## BEGIN PROVIDED MATERIAL

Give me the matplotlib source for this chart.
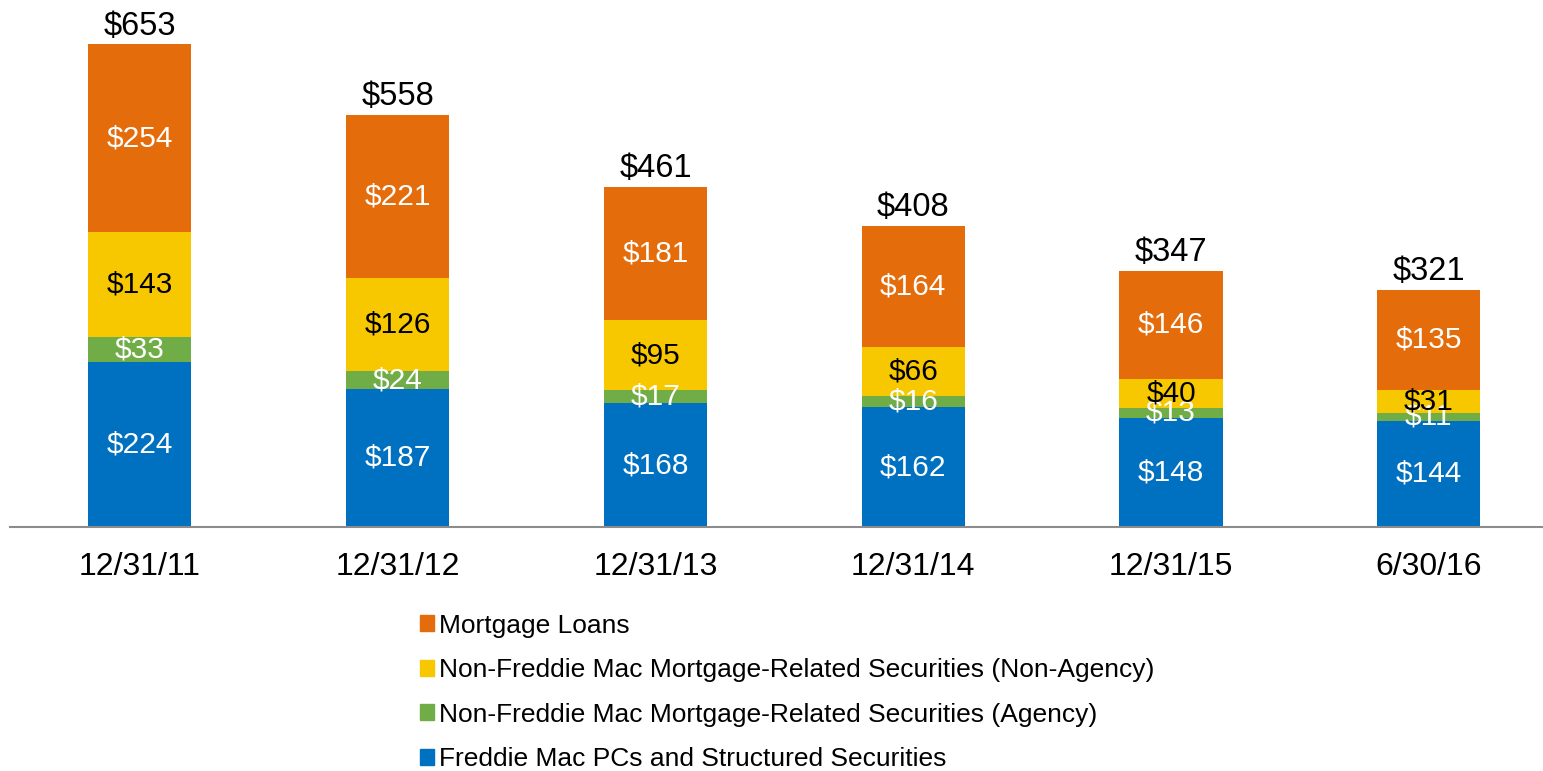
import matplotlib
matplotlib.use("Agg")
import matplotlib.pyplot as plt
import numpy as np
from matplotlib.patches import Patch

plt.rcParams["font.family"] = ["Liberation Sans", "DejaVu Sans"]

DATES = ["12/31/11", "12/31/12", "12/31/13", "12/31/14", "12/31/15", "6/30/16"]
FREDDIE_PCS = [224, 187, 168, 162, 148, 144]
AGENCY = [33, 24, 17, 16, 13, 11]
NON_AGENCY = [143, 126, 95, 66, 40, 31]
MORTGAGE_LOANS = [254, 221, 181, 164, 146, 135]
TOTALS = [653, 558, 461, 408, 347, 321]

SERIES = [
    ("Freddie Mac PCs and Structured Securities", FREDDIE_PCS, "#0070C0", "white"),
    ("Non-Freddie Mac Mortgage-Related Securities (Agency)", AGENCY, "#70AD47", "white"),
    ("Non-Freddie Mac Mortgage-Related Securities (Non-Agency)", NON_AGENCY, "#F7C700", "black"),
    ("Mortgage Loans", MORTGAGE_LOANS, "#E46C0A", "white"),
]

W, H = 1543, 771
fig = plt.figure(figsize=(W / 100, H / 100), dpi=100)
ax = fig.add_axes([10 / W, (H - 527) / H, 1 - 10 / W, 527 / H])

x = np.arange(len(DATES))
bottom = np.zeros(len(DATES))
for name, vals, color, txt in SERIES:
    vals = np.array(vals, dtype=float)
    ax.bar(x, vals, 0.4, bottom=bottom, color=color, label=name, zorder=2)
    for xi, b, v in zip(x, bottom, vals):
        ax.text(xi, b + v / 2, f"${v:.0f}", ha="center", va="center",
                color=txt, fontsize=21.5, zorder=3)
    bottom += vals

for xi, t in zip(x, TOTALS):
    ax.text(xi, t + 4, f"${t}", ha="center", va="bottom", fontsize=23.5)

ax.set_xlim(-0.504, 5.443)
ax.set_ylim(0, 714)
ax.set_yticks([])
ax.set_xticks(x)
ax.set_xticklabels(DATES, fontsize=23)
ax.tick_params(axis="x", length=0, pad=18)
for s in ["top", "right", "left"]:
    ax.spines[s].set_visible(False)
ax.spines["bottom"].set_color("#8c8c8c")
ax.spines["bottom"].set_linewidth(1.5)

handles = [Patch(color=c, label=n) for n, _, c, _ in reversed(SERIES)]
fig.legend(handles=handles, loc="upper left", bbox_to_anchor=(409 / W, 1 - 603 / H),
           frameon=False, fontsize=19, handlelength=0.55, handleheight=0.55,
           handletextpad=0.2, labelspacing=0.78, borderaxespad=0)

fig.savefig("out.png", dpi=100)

## END PROVIDED MATERIAL

> WORK TO BE COMPLETED: Lines that hold "matplotlib" are the ones to copy; find all of them.

> RESPONSE TO THIS EXERCISE:
Give me the matplotlib source for this chart.
import matplotlib
matplotlib.use("Agg")
import matplotlib.pyplot as plt
from matplotlib.patches import Patch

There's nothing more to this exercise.